SONUÇ: Temyiz edilen hükmün yukarıda 2. bentte gösterilen sebeple BOZULMASINA, bozma kapsamı dışında kalan temyize konu diğer bölümlerin 1. bentte gösterilen sebeple ONANMASINA, temyiz peşin harcının yatırana geri verilmesine, işbu kararın tebliğinden itibaren 15 gün içinde karar düzeltme yolu açık olmak üzere oyçokluğuyla karar verildi.24.09.2014(Çrş.)
KARŞI OY YAZISI
Boşanma davası kadın tarafından açılmış; davalı da davaya süresi içinde verdiği 11.9.2012 tarihli cevap dilekçesiyle “eşinin kendisini bir başka erkekle aldattığını” ileri sürerek karşı dava açmış, harcını da yatırmıştır. Cevap dilekçesinin başlığında “konusu” kısmında; “davaya cevabımız ve karşı dava talebimizin sunulmasıdır”, sonuç bölümünde ise; “davacının davasının reddine ve karşı davamın kabulüne, müşterek çocukların velayetinin müvekkilime verilmesine karar verilmesi talep ederiz” yazılıdır. Bu dilekçede, açık bir boşanma talebi yok ise de, içeriğinden karşı davanın, velayete ilişkin olmayıp, boşanmaya ilişkin olduğu anlaşılmaktadır. Böyle olmakla birlikte hakimin, karşı davadaki talep sonucunun neye ilişkin olduğu konusunda duraksama yaşadığı da görülmektedir.

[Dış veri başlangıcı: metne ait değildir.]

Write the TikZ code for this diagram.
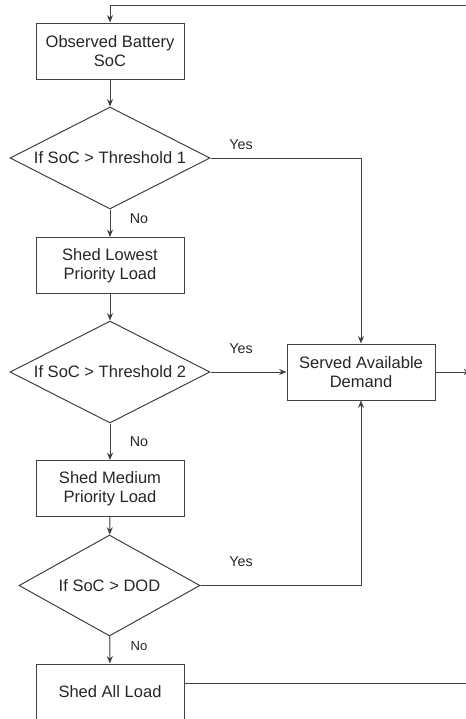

12.2.2013 tarihli ön inceleme duruşmasında hakimin, tutanakta yer alan “velayet hususunun karşı dava şeklinde ileri sürüldüğü, bu hususun karşı dava yoluyla ileri sürülmesi gerekli bir talep olmadığı, bu aşamada karşı dava bulunmadığı anlaşıldı” şeklindeki tespiti, karşı davanın boşanma talebini içerip içermediği hususunda duraksamaya düştüğünü göstermektedir. Karşı davadaki talep sonucu açık değilse, bu durumda mahkemece yapılacak iş; karşı davacıya “talep sonucunu açıklığa kavuşturması” için Hukuk Muhakemeleri Kanununun 119"ncu maddesinin (2.) fıkrası uyarınca bir haftalık kesin süre vermek, bu süre içinde eksiklik tamamlanmadığı takdirde, bunun hasıl ettiği yasal sonucu doğmuş saymaktır. Mahkemece, böyle yapılmayıp, ön inceleme duruşması sonucunda karşı davacı vekilinden “ıslah dilekçesi” talep edildiği ve bunun için iki haftalık kesin süre verildiği görülmektedir. Karşı davanın talep sonucundaki eksiklik, ıslahı gerektiren bir husus değildir. Islah, bir mahkeme işlemi değil, taraf işlemidir. (HMK. m. 176/1) Mahkemenin, davanın taraflarını buna zorlayıcı karar alması sonuç doğurmaz. Tarafın da mahkemenin aldığı ara kararına dayanarak ıslah adıyla dilekçesi vermesi, yapılan işleme ıslah niteliğini kazandırmaz. Ön inceleme duruşmasında verilen ara kararını, Hukuk Muhakemeleri Kanununun 119/2. maddesine uygun bir işlem olarak kabul etmek de mümkün değildir. Bu durumda davalı, cevap dilekçesindeki karşı davasının, talep sonucunun boşanmaya ilişkin olduğunu sonradan verdiği dilekçe ile açıklığa kavuşturduğuna göre, karşı davanın artık “boşanmaya” ilişkin olduğu kabul edilmeli ve esasıyla ilgili olumlu veya olumsuz bir hüküm tesis edilmelidir. Bu bakımdan karşı boşanma davası hakkında yazılı şekilde hüküm kurulmasının usul ve yasaya aykırı olduğu, hükmün bu sebeple bozulması gerektiği kanaatiyle sayın çoğunluğun bu husustaki görüşüne iştirak etmiyoruz. Bozma sebebine göre de davalı-karşı davacı (koca)"nın diğer yönlere ilişkin temyiz itirazlarının incelenemeyeceğini düşünüyoruz.